Passive Immunity: An individual may be provided with passive immunity by an injection of antibodies collected from sources (often nonhuman) that have been exposed to the disease-causing agent. Such immunity is of relatively short duration (several weeks), and the person’s own immune system is not stimulated at all. Possible dangers of this procedure are that the injected antibodies (Gamma globulins) may themselves be antigenic in the person’s system – especially if they were obtained from nonhuman sources. Thus, the injected antibodies may themselves stimulate the production of antibodies against them by the recipient’s immune system.
In aging and in certain disease states (cancer, for example), providing some form of enhancement to the acquired immune system proves beneficial. Injected immunoglobulins may carry some risk as noted in above. Ingested immunoglobulins are another matter. Except in cases of pronounced gastrointestinal permeability, immunoglobulins are not well absorbed.
Blood serum, that is, plasma with clotting factors removed, retains its immunoglobulin content. It is the richest and most consistent source for supplemental immunoglobulins. The immunoglobulins in serum can be concentrated and rendered into a powder suitable for animal and human consumption. The host animals survive in the same environment as we humans, i.e. Planet Earth, and have encountered identical pathogens against which its immune system and ours will have generated identical immunoglobulins. They are transferable between species and can provide temporary added protection against disease and infection.

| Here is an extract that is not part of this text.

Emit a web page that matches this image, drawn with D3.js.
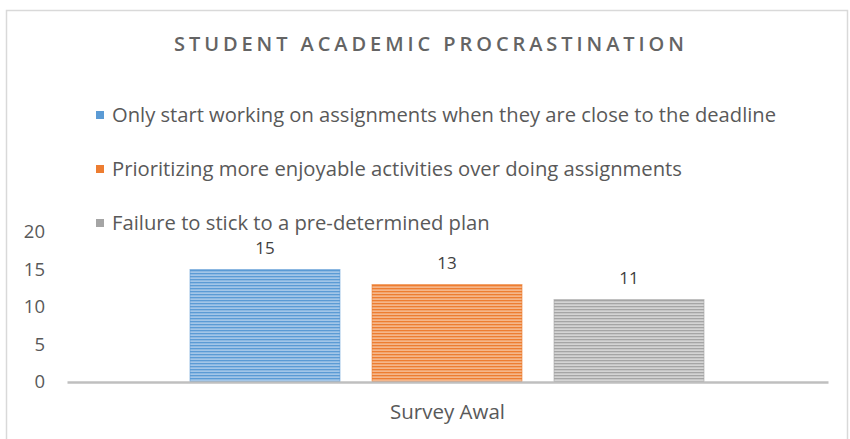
<!DOCTYPE html>
<html><head><meta charset="utf-8">
<script src="https://cdn.jsdelivr.net/npm/d3@7"></script>
<style>html,body{margin:0;padding:0;background:#fff;} svg{display:block;}</style>
</head><body>
<svg id="c" width="850" height="439"></svg>
<script>
const title = "STUDENT ACADEMIC PROCRASTINATION";
const categories = ["Survey Awal"];
const seriesNames = [
  "Only start working on assignments when they are close to the deadline",
  "Prioritizing more enjoyable activities over doing assignments",
  "Failure to stick to a pre-determined plan"
];
const seriesValues = [15, 13, 11];
const seriesColors = ["#5B9BD5", "#ED7D31", "#A5A5A5"];
const seriesLight = ["#A3C6E8", "#F5B68A", "#D4D4D4"];
const yTicks = [0, 5, 10, 15, 20];

const FONT = "'Open Sans', Lato, sans-serif";
const svg = d3.select("#c");

// fit font size of a text element to a target width
function fitWidth(sel, target) {
  const node = sel.node();
  const fs = +sel.attr("font-size");
  const w = node.getComputedTextLength();
  sel.attr("font-size", (fs * target / w).toFixed(2));
}

// chart border
svg.append("rect").attr("x",6.5).attr("y",10.5).attr("width",841).attr("height",440)
  .attr("fill","#fff").attr("stroke","#d9d9d9").attr("stroke-width",1.5);

// patterns
const defs = svg.append("defs");
seriesColors.forEach((c,i)=>{
  const p = defs.append("pattern").attr("id","pat"+i).attr("patternUnits","userSpaceOnUse")
    .attr("width",6).attr("height",3);
  p.append("rect").attr("width",6).attr("height",3).attr("fill",seriesLight[i]);
  p.append("rect").attr("width",6).attr("height",1.3).attr("fill",c);
});

// title
const t = svg.append("text").attr("x",174).attr("y",51)
  .attr("font-family",FONT).attr("font-size",20).attr("font-weight",600).attr("letter-spacing",0)
  .attr("fill","#646464").text(title);
{
  const w0 = t.node().getComputedTextLength();
  const ls = (510 - w0) / (title.length - 1);
  t.attr("letter-spacing", ls.toFixed(2));
}

// legend
const legY = [122, 176, 230];
const legW = [664, 570, 378];
seriesNames.forEach((n,i)=>{
  svg.append("rect").attr("x",96).attr("y",legY[i]-11).attr("width",8).attr("height",8)
    .attr("fill",seriesColors[i]);
  const lt = svg.append("text").attr("x",112).attr("y",legY[i]).attr("font-family",FONT)
    .attr("font-size",17).attr("fill","#595959").text(n);
  fitWidth(lt, legW[i]);
});

// scales
const y = d3.scaleLinear().domain([0,20]).range([382,232]);
const x0 = d3.scaleBand().domain(categories).range([67,828]).paddingInner(0).paddingOuter(0);
const x1 = d3.scaleBand().domain(seriesNames).range([190,704]).paddingInner(0.176);

// y axis
const yAxis = d3.axisLeft(y).tickValues(yTicks).tickSize(0).tickPadding(0);
const gy = svg.append("g").attr("transform","translate(45,0)").call(yAxis);
gy.select(".domain").remove();
gy.selectAll("text").attr("font-family",FONT).attr("font-size",18.5).attr("fill","#595959");

// bars
const gb = svg.append("g");
seriesNames.forEach((n,i)=>{
  const v = seriesValues[i];
  gb.append("rect").attr("x",x1(n)).attr("y",y(v)).attr("width",x1.bandwidth())
    .attr("height",y(0)-y(v)).attr("fill","url(#pat"+i+")")
    .attr("stroke",seriesColors[i]).attr("stroke-width",1).attr("stroke-opacity",0.6);
  gb.append("text").attr("x",x1(n)+x1.bandwidth()/2).attr("y",y(v)-15.5)
    .attr("text-anchor","middle").attr("font-family",FONT).attr("font-size",17)
    .attr("fill","#404040").text(v);
});

// x axis
const xAxis = d3.axisBottom(x0).tickSize(0).tickPadding(22);
const gx = svg.append("g").attr("transform","translate(0,382)").call(xAxis);
gx.select(".domain").attr("stroke","#BFBFBF").attr("stroke-width",2.5);
gx.selectAll("text").attr("font-family",FONT).attr("font-size",17).attr("fill","#595959")
  .each(function(){ fitWidth(d3.select(this), 115); });
</script>
</body></html>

Most immunoglobulins found in serum will be IgG as expected. Supplemental serum immunoglobulins for oral consumption can be expected to improve the immune effectiveness of the gastrointestinal tract, the largest, most active immune-reacting surface in the body. Any excess supplemental immunoglobulins not sacrificed in confrontations with gut pathogens are simply digested down into utilizable protein residues, bypassing the danger that accompanies injected immunoglobulins.